The film is also a picture of art and culture as day-to-day identity, to be picked and strummed, talked out between sessions, warbled into a mic or, in the case of a parachute festival organizer with his empty beer glass, bitten into and chewed over. (We think “ouch,” he looks happy.)
Russell, in fact, is hardly the star of “A Poem” despite plenty of rollicking performances filmed in Austin, Texas, and Anaheim, as well as his then-new studio by a lake outside of Tulsa. (Singing visitors include George Jones and Eric Anderson.) By turns ornery and philosophical, Russell is sideman to his director’s carnival ethos, which might be what kept the long-haired Rock and Roll Hall of Famer from allowing the film’s release until Blank’s son, Harrod, brokered a detente recently.

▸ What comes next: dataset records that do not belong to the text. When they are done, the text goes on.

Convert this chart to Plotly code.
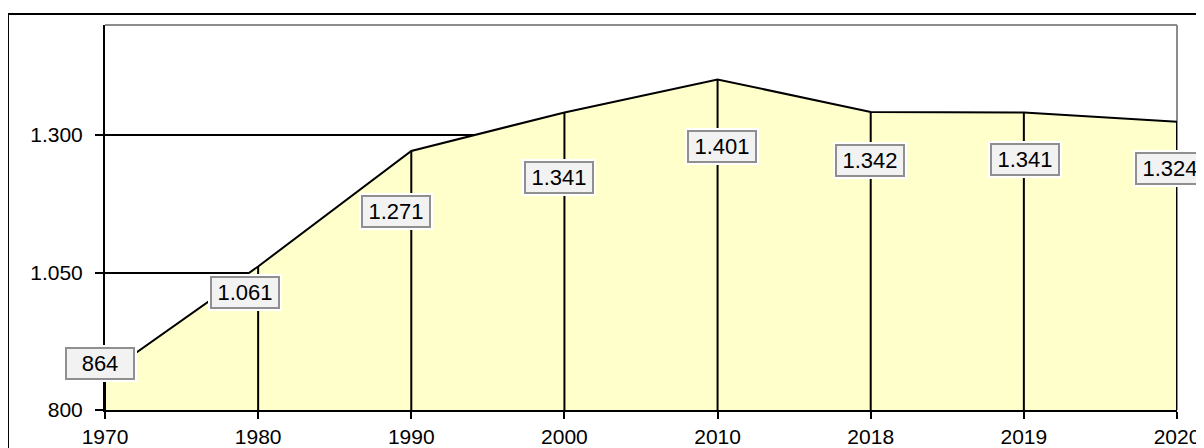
import plotly.graph_objects as go

# Data
years = ["1970", "1980", "1990", "2000", "2010", "2018", "2019", "2020"]
values = [864, 1061, 1271, 1341, 1401, 1342, 1341, 1324]
y_ticks = [800, 1050, 1300]
y_base = 800
y_top = 1500

# label offsets in px (manual placement as in the original)
label_dx = [-5, -13, -15, -5, 4, -1, 1, -7]
label_dy = [11, -26, -61, -65, -67, -49, -47, -47]

FONT = "Arial, Liberation Sans, sans-serif"


def fmt(v):
    return f"{v:,}".replace(",", ".")


fig = go.Figure()

# area + drop lines (error bars down to the base)
fig.add_trace(
    go.Scatter(
        x=years,
        y=values,
        mode="lines",
        fill="tozeroy",
        fillcolor="#FFFFCC",
        line=dict(color="black", width=2),
        error_y=dict(
            type="data",
            symmetric=False,
            array=[0] * len(values),
            arrayminus=[v - y_base for v in values],
            width=0,
            thickness=2,
            color="black",
        ),
        hoverinfo="x+y",
        showlegend=False,
    )
)

# data labels: white halo + gray box
for i, v in enumerate(values):
    fig.add_annotation(
        x=i, y=v, text=fmt(v), showarrow=False,
        xshift=label_dx[i], yshift=label_dy[i],
        width=74, height=37, borderpad=0, borderwidth=0,
        bgcolor="white", font=dict(family=FONT, size=22, color="white"),
    )
    fig.add_annotation(
        x=i, y=v, text=fmt(v), showarrow=False,
        xshift=label_dx[i], yshift=label_dy[i],
        width=64, height=27, borderpad=1, borderwidth=2,
        bgcolor="#F2F2F2", bordercolor="#8F8F8F",
        font=dict(family=FONT, size=22, color="black"),
    )

# gray top/right border of the plot area and outer chart border
fig.add_shape(type="line", xref="paper", yref="paper", x0=0, x1=1, y0=1, y1=1,
              line=dict(color="#8C8C8C", width=2), layer="above")
fig.add_shape(type="line", xref="paper", yref="paper", x0=1, x1=1, y0=0, y1=1,
              line=dict(color="#8C8C8C", width=2), layer="below")
fig.add_shape(type="rect", xref="paper", yref="paper",
              x0=-0.0905, x1=1.2, y0=-0.3, y1=1.0286,
              line=dict(color="black", width=2), layer="below")

fig.update_layout(
    width=1204,
    height=448,
    margin=dict(l=97, r=35, t=17, b=46),
    paper_bgcolor="white",
    plot_bgcolor="white",
    separators=",.",
    font=dict(family=FONT, size=21, color="black"),
)

fig.update_xaxes(
    type="category",
    range=[0, len(years) - 1],
    automargin=False,
    showgrid=False,
    showline=True,
    linecolor="black",
    linewidth=2,
    ticks="outside",
    ticklen=7,
    tickwidth=2,
    tickcolor="black",
    ticklabelstandoff=0,
    tickfont=dict(family=FONT, size=21),
)

fig.update_yaxes(
    range=[y_base, y_top],
    automargin=False,
    tickvals=y_ticks,
    tickformat=",d",
    showgrid=True,
    gridcolor="black",
    gridwidth=2,
    zeroline=False,
    showline=True,
    linecolor="black",
    linewidth=2,
    ticks="outside",
    ticklen=8,
    tickwidth=2,
    tickcolor="black",
    ticklabelstandoff=8,
    tickfont=dict(family=FONT, size=21),
)

fig.write_html("out.html")
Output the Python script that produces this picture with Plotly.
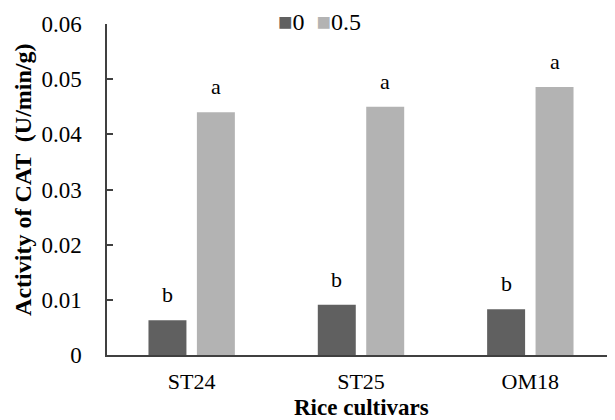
import plotly.graph_objects as go

cultivars = ["ST24", "ST25", "OM18"]
series_names = ["0", "0.5"]
values_0 = [0.0063, 0.0091, 0.0083]
values_05 = [0.0440, 0.0450, 0.0486]
letters_0 = ["b", "b", "b"]
letters_05 = ["a", "a", "a"]
y_ticks = [0, 0.01, 0.02, 0.03, 0.04, 0.05, 0.06]
y_tick_labels = ["0", "0.01", "0.02", "0.03", "0.04", "0.05", "0.06"]
x_title = "Rice cultivars"
y_title = "Activity of CAT  (U/min/g)"

FONT = "Liberation Serif"
DARK = "#606060"
LIGHT = "#b3b3b3"
COLORS = [DARK, LIGHT]

fig = go.Figure()
fig.add_trace(go.Bar(name=series_names[0], x=cultivars, y=values_0,
                     marker=dict(color=DARK, line=dict(width=0))))
fig.add_trace(go.Bar(name=series_names[1], x=cultivars, y=values_05,
                     marker=dict(color=LIGHT, line=dict(width=0))))

# significance letters
for vals, letters, shift in [(values_0, letters_0, -24.25), (values_05, letters_05, 24.25)]:
    for c, v, t in zip(cultivars, vals, letters):
        fig.add_annotation(x=c, y=v, text=t, showarrow=False, xshift=shift,
                           yanchor="bottom", yshift=11,
                           font=dict(family=FONT, size=22, color="#000000"))

# legend drawn as text with coloured square glyphs
legend_text = "&#160;&#160;".join(
    f"<span style='color:{col}'>&#9632;</span>{name}" for col, name in zip(COLORS, series_names))
fig.add_annotation(xref="paper", yref="paper", x=0.418, y=1.0, xanchor="center", yanchor="middle",
                   yshift=2, text=legend_text, showarrow=False,
                   font=dict(family=FONT, size=24, color="#000000"))

# axis titles
fig.add_annotation(xref="paper", yref="paper", x=0.5, y=0, xanchor="center", yanchor="top",
                   yshift=-39.5, borderpad=0, borderwidth=0,
                   text=f"<b>{x_title}</b>", showarrow=False,
                   font=dict(family=FONT, size=23, color="#000000"))
fig.add_annotation(xref="paper", yref="paper", x=0, y=0.529, xanchor="center", yanchor="middle",
                   xshift=-84, textangle=-90, text=f"<b>{y_title}</b>", showarrow=False,
                   font=dict(family=FONT, size=24, color="#000000"))

# page body has an 8px margin, so the figure is sized to fill the rest of the window
fig.update_layout(
    width=607, height=412,
    margin=dict(l=99, r=0, t=16, b=65),
    paper_bgcolor="white", plot_bgcolor="white",
    barmode="group", bargap=0.428, bargroupgap=0.216,
    font=dict(family=FONT, size=20, color="#000000"),
    showlegend=False,
)
fig.update_xaxes(showline=True, linecolor="#404040", linewidth=2, ticks="",
                 automargin=False, ticklabelstandoff=6,
                 tickfont=dict(family=FONT, size=22), showgrid=False)
fig.update_yaxes(range=[0, 0.06], tickvals=y_ticks, ticktext=y_tick_labels,
                 automargin=False,
                 showline=True, linecolor="#404040", linewidth=1.5,
                 ticks="inside", ticklen=6, tickcolor="#404040", tickwidth=1.5,
                 ticklabelstandoff=19,
                 tickfont=dict(family=FONT, size=23), showgrid=False, zeroline=False)

fig.write_html("out.html")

Blank, who died in 2013, despaired that his jangly ode to the strange and the soulful, the funky and the faithful, was his unseen masterpiece. “Burden of Dreams,” Blank’s documentary about the making of Werner Herzog’s 1982 film “Fitzcarraldo,” forgoes that assessment. But now that “A Poem” is out, its oddball colors and willful wanderings betray a sweet, savory, uncompromising air that showcases Russell’s uniquely fused brand of American harmony with rascally ebullience.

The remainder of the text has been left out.